• **Work instructions**:
Take the lines from the head of the listing through the one bearing "600,25 420,17 7,10" and copy them exactly, leaving every picture out.

• **Provided material**:
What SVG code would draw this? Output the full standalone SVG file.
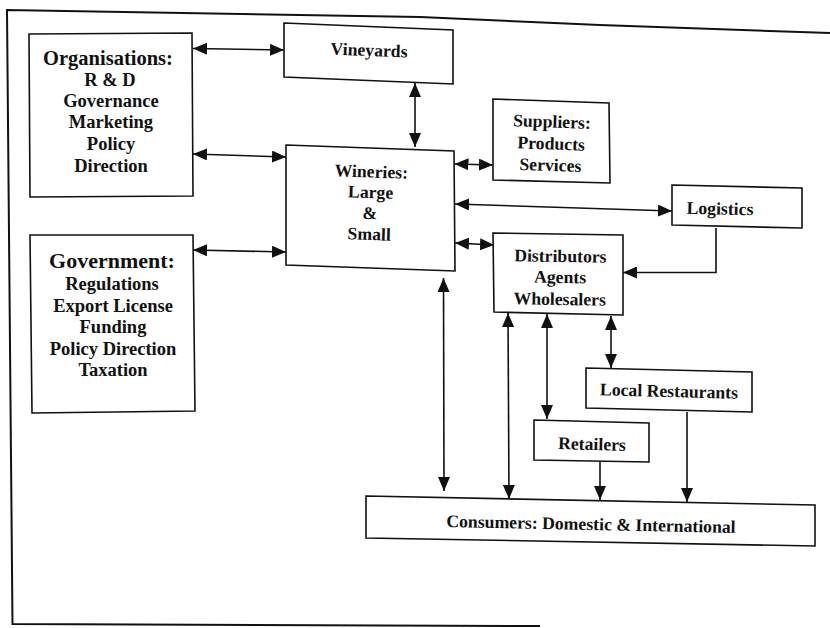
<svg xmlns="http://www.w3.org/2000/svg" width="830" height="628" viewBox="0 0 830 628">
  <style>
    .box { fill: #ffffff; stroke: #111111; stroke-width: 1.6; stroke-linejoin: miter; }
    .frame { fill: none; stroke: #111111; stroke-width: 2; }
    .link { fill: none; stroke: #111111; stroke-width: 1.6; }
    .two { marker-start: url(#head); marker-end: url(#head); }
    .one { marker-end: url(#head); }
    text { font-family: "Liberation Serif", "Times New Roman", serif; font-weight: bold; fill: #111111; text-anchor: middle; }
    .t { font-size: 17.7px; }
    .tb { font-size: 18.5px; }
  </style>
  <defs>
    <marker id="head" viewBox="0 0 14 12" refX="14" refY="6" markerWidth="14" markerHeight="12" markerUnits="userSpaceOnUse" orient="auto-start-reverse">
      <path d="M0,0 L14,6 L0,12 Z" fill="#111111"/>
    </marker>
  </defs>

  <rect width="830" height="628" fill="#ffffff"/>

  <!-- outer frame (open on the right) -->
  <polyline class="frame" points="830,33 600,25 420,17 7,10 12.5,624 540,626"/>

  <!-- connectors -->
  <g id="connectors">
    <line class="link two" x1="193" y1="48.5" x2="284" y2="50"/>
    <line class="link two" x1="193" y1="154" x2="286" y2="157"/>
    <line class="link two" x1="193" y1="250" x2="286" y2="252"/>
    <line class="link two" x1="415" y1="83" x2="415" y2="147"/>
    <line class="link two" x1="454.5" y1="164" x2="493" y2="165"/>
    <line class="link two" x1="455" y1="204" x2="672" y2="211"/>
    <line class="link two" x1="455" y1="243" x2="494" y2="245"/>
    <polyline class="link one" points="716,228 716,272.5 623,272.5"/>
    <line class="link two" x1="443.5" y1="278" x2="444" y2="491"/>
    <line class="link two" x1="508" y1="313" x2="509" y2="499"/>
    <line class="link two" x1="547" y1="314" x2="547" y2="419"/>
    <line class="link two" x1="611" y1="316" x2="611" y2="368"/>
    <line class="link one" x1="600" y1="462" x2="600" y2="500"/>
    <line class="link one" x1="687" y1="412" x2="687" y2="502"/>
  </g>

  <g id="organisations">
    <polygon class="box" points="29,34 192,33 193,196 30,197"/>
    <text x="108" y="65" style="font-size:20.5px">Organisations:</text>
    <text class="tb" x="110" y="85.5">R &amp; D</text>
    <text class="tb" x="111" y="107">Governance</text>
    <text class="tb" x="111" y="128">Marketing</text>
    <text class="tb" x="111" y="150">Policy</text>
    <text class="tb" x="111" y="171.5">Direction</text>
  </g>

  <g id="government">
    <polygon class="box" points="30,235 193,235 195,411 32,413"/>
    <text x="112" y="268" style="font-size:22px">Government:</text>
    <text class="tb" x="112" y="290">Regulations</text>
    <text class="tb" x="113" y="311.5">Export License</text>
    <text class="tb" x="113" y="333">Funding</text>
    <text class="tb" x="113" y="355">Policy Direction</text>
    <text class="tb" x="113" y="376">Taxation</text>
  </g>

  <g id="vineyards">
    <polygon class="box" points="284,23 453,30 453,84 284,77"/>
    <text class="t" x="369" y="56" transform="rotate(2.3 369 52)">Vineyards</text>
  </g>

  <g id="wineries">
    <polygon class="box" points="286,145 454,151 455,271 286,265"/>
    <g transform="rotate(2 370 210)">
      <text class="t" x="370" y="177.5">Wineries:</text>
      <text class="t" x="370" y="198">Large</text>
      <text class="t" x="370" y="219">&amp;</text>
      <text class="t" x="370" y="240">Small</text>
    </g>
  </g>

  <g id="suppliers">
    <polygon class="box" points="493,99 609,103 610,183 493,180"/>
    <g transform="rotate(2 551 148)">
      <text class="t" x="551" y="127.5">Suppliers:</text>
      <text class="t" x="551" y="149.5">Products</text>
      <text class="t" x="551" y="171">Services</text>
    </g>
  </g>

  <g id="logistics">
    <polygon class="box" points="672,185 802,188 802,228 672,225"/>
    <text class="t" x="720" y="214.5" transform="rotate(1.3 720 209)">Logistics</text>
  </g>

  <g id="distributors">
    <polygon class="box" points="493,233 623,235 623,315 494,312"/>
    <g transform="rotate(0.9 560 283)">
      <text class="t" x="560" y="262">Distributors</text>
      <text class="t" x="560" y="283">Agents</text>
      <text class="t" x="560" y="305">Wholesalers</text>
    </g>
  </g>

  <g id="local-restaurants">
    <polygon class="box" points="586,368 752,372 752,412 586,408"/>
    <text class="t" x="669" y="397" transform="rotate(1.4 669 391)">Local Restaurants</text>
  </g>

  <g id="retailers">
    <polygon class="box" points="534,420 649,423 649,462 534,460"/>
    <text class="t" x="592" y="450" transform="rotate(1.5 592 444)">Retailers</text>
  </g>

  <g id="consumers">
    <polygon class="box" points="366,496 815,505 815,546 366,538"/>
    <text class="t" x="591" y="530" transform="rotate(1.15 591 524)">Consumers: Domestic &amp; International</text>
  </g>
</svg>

• **Full solution**:
What SVG code would draw this? Output the full standalone SVG file.
<svg xmlns="http://www.w3.org/2000/svg" width="830" height="628" viewBox="0 0 830 628">
  <style>
    .box { fill: #ffffff; stroke: #111111; stroke-width: 1.6; stroke-linejoin: miter; }
    .frame { fill: none; stroke: #111111; stroke-width: 2; }
    .link { fill: none; stroke: #111111; stroke-width: 1.6; }
    .two { marker-start: url(#head); marker-end: url(#head); }
    .one { marker-end: url(#head); }
    text { font-family: "Liberation Serif", "Times New Roman", serif; font-weight: bold; fill: #111111; text-anchor: middle; }
    .t { font-size: 17.7px; }
    .tb { font-size: 18.5px; }
  </style>
  <defs>
    <marker id="head" viewBox="0 0 14 12" refX="14" refY="6" markerWidth="14" markerHeight="12" markerUnits="userSpaceOnUse" orient="auto-start-reverse">
      <path d="M0,0 L14,6 L0,12 Z" fill="#111111"/>
    </marker>
  </defs>

  <rect width="830" height="628" fill="#ffffff"/>

  <!-- outer frame (open on the right) -->
  <polyline class="frame" points="830,33 600,25 420,17 7,10 12.5,624 540,626"/>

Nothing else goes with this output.